# The problem:
Identify every line containing the word "this" and reproduce each one.

# Entries shown:
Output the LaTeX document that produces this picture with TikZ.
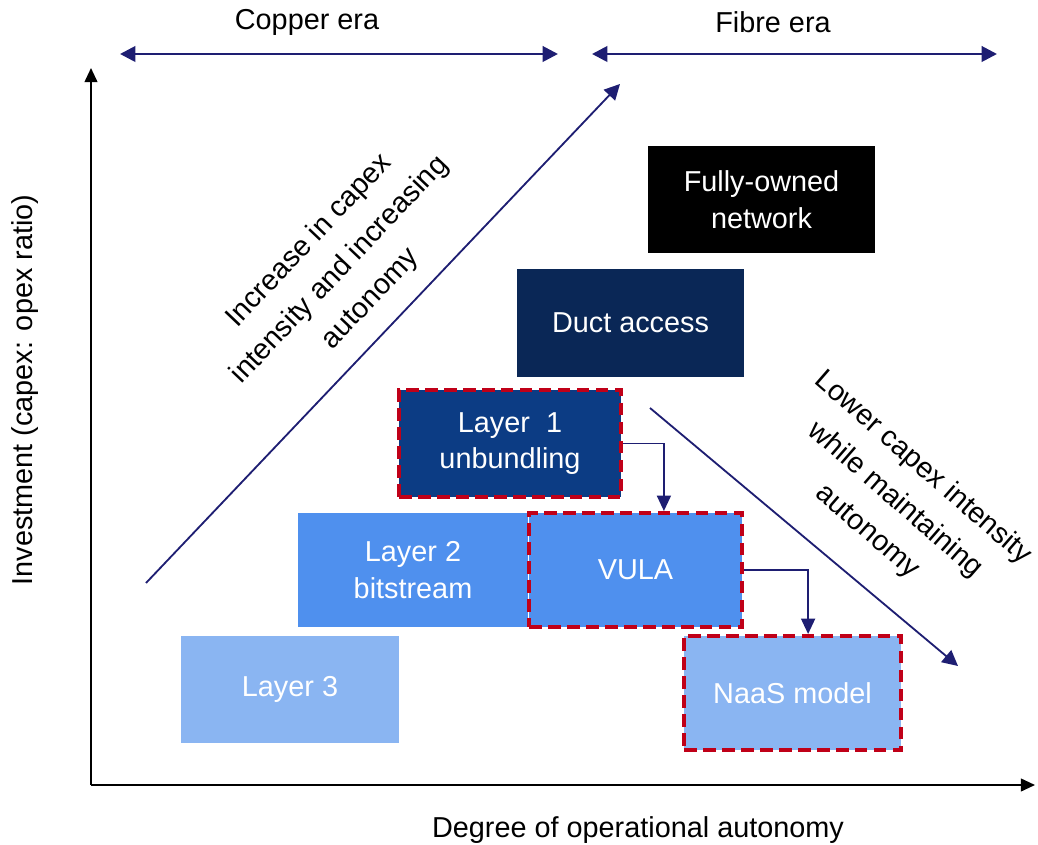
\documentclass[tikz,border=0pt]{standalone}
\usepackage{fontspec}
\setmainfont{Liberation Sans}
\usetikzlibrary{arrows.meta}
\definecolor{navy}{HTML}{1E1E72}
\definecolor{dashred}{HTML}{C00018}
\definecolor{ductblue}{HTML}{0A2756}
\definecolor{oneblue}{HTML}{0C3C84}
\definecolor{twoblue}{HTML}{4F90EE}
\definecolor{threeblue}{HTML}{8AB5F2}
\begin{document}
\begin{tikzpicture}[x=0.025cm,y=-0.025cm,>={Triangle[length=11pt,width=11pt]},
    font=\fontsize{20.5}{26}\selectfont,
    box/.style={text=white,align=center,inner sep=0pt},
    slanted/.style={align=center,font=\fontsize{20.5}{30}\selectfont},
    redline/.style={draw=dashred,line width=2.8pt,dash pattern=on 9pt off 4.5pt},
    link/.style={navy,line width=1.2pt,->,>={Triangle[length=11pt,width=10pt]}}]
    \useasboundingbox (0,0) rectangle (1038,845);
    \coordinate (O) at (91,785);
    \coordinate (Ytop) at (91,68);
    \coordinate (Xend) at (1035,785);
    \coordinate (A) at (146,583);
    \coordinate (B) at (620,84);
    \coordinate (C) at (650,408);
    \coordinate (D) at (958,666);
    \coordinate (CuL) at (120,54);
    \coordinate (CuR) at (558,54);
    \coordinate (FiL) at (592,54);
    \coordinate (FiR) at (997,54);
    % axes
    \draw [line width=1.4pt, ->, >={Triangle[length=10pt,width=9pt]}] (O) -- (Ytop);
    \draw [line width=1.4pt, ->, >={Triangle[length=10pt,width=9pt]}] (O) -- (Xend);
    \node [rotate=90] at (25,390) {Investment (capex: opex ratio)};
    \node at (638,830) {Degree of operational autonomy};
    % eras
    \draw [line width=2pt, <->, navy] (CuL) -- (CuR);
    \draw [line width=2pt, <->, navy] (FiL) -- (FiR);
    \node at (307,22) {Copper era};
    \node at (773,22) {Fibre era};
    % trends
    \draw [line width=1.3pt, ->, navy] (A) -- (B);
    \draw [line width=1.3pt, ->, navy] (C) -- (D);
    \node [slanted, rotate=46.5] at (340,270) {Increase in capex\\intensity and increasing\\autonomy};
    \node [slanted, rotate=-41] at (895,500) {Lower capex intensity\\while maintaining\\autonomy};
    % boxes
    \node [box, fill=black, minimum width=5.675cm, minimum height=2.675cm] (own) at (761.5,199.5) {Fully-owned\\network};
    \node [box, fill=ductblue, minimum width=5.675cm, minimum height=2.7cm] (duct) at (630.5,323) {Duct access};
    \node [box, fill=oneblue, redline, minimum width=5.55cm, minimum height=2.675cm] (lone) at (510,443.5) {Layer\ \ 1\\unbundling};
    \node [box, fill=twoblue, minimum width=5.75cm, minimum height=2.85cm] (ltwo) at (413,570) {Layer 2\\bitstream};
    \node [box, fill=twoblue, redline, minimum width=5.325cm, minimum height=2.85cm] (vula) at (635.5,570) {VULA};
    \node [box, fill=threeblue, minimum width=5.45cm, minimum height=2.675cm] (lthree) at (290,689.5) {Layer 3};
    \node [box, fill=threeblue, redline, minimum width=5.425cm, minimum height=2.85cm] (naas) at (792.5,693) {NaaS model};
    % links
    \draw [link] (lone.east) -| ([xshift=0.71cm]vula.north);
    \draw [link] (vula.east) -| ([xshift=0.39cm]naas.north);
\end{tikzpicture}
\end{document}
* * *
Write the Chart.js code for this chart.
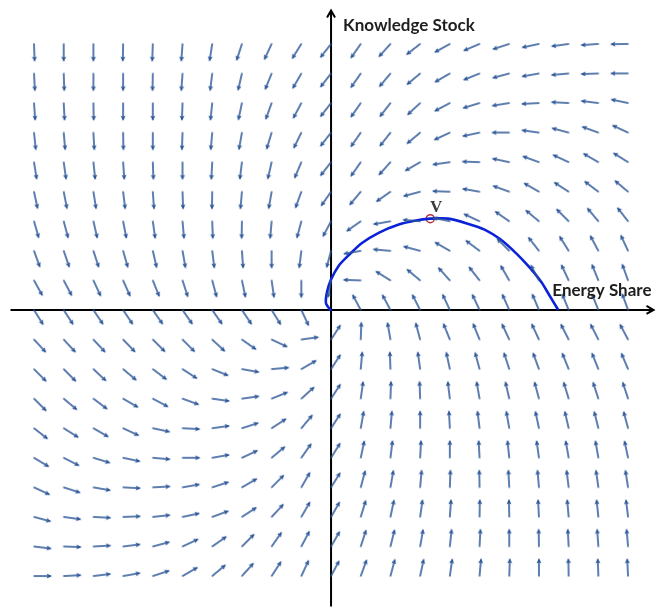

# Response:
Output the LaTeX document that produces this picture with TikZ.
Write the Chart.js code for this chart.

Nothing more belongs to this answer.